Starting with the first line of the data below, copy each line up to and including the one containing "8.34, 8.42, 8.5];". Pictures stay out.
__________________________________________________
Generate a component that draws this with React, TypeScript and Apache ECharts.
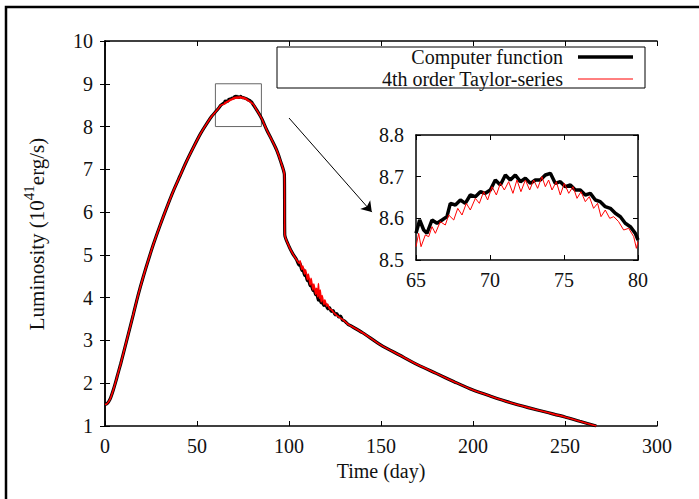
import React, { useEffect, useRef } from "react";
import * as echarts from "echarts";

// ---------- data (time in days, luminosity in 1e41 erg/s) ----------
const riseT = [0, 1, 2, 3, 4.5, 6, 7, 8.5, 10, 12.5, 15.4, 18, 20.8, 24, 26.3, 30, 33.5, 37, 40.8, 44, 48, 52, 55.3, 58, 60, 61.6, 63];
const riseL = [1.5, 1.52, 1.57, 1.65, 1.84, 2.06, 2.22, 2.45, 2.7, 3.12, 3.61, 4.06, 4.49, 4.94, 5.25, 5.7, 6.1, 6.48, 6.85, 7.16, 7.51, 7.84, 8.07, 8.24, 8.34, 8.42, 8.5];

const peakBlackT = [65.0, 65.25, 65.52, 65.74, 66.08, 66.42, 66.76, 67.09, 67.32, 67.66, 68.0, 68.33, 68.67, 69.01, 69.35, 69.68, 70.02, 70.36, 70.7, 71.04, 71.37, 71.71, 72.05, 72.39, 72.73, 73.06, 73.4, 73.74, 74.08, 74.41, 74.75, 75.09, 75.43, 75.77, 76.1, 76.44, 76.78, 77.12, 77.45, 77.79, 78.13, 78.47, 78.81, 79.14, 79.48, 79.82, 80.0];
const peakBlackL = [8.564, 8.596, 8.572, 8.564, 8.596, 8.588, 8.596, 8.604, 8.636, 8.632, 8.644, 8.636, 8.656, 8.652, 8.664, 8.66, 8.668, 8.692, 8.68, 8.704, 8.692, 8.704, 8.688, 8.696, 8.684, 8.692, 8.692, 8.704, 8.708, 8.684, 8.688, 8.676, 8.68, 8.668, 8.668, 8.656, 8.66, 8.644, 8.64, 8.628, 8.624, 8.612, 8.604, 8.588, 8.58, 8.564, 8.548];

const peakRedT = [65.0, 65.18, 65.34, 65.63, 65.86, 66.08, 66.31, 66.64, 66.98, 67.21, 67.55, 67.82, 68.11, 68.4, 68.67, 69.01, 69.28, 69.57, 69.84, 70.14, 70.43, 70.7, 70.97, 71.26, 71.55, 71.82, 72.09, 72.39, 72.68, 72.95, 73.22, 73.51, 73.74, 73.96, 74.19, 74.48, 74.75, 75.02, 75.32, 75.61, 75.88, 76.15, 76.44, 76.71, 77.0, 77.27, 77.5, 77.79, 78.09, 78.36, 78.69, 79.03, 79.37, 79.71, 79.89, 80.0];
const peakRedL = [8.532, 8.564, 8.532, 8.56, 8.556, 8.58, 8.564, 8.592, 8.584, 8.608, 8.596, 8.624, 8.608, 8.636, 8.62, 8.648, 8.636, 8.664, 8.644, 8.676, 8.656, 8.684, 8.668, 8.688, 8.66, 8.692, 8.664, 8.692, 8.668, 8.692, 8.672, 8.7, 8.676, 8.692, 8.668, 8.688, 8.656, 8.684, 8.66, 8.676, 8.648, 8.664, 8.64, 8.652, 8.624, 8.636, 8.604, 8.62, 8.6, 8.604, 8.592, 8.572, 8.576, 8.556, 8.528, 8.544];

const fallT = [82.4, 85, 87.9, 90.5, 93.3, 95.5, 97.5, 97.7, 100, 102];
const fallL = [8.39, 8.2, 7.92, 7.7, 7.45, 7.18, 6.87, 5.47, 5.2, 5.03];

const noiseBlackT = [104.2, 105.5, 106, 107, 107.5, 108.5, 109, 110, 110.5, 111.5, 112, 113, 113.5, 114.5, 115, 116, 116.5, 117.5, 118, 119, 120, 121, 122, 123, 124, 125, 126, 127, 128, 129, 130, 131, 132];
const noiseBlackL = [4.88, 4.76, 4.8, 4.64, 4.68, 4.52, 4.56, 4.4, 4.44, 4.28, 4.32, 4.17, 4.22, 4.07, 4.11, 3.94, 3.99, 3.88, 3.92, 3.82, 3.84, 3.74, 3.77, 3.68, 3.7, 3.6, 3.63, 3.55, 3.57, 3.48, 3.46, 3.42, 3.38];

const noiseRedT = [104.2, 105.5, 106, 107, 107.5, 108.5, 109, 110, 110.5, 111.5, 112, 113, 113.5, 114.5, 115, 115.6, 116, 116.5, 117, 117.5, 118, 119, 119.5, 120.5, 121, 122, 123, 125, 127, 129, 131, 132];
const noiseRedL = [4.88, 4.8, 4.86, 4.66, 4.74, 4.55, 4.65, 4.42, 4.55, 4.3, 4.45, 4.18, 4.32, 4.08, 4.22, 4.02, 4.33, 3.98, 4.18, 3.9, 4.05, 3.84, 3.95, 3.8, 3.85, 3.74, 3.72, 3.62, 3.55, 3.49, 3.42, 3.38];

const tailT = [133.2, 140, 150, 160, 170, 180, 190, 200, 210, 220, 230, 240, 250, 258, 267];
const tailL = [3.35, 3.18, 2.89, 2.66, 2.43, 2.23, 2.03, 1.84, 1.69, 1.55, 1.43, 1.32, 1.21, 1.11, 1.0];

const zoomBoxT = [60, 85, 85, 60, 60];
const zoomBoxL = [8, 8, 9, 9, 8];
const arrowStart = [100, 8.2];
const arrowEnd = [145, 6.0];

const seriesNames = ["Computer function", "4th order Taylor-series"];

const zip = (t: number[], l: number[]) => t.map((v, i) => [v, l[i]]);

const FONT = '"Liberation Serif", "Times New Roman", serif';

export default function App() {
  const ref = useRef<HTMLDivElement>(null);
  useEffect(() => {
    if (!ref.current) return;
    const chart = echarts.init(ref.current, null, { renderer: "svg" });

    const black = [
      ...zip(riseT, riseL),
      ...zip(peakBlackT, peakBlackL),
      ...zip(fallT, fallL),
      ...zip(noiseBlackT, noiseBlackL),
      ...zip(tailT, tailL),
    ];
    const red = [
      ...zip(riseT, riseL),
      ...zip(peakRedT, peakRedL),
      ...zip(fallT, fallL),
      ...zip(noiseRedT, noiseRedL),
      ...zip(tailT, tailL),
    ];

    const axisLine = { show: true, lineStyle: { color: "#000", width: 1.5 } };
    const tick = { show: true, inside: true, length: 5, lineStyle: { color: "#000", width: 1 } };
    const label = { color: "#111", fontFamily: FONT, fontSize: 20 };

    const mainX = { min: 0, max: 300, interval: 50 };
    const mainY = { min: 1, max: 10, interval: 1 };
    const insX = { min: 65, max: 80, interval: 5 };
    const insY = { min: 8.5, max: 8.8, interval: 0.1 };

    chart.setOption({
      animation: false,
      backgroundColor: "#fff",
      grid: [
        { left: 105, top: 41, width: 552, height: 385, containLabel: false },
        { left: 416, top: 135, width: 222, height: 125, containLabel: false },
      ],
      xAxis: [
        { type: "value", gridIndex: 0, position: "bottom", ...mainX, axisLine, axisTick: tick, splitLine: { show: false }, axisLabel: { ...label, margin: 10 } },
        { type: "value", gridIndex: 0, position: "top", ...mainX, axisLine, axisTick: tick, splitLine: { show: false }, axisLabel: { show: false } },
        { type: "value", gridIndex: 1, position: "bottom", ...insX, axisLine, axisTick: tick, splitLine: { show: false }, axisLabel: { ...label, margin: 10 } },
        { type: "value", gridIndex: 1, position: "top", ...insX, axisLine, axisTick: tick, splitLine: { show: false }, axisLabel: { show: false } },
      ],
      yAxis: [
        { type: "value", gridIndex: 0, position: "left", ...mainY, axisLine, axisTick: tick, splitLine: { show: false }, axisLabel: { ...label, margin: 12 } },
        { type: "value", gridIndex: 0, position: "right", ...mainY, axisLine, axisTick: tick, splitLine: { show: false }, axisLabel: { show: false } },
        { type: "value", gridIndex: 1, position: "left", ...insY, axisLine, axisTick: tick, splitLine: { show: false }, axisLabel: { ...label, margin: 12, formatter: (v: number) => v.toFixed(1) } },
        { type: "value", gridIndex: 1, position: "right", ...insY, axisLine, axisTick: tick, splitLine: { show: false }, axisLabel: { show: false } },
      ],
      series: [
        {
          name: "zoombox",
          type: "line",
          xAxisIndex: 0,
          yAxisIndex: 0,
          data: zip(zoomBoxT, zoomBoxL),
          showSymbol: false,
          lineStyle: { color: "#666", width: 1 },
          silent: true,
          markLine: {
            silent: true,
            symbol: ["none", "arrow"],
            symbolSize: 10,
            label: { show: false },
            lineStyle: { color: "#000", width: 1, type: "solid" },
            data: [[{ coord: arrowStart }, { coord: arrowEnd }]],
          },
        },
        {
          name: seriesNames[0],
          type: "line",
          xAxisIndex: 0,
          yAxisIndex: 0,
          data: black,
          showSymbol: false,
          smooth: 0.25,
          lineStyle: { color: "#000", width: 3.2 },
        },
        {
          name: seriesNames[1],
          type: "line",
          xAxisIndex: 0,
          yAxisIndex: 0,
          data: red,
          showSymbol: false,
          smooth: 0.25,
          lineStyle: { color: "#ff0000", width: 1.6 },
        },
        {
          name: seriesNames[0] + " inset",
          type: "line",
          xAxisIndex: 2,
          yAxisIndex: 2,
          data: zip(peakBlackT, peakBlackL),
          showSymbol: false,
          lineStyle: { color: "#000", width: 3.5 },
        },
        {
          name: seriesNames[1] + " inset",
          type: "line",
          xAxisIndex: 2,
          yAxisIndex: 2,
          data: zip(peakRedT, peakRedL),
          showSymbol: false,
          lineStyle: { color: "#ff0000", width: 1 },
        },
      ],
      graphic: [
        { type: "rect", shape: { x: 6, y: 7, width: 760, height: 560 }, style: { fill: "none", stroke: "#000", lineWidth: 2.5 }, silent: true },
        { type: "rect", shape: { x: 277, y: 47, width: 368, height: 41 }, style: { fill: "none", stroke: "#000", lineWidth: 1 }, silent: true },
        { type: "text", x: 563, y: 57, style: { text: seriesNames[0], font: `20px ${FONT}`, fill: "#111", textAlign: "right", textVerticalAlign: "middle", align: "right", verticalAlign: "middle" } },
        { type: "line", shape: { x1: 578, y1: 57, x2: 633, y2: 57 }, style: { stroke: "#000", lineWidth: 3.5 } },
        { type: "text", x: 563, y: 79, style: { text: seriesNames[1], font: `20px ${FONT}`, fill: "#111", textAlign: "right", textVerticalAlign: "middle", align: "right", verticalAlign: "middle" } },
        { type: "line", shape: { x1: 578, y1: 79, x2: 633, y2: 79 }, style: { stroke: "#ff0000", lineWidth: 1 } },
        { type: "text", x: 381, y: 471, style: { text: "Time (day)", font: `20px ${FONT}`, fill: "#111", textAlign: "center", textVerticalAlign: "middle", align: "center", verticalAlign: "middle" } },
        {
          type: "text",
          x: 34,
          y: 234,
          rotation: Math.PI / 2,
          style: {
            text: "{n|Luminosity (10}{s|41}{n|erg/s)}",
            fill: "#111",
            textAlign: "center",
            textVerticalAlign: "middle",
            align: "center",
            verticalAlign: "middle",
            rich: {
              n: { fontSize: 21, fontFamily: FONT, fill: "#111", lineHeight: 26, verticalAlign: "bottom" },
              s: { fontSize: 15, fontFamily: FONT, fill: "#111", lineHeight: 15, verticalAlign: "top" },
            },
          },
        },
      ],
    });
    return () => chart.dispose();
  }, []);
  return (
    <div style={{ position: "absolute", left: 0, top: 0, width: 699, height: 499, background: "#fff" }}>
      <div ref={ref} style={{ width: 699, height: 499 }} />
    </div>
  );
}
__________________________________________________
Completed task:
Generate a component that draws this with React, TypeScript and Apache ECharts.
import React, { useEffect, useRef } from "react";
import * as echarts from "echarts";

// ---------- data (time in days, luminosity in 1e41 erg/s) ----------
const riseT = [0, 1, 2, 3, 4.5, 6, 7, 8.5, 10, 12.5, 15.4, 18, 20.8, 24, 26.3, 30, 33.5, 37, 40.8, 44, 48, 52, 55.3, 58, 60, 61.6, 63];
const riseL = [1.5, 1.52, 1.57, 1.65, 1.84, 2.06, 2.22, 2.45, 2.7, 3.12, 3.61, 4.06, 4.49, 4.94, 5.25, 5.7, 6.1, 6.48, 6.85, 7.16, 7.51, 7.84, 8.07, 8.24, 8.34, 8.42, 8.5];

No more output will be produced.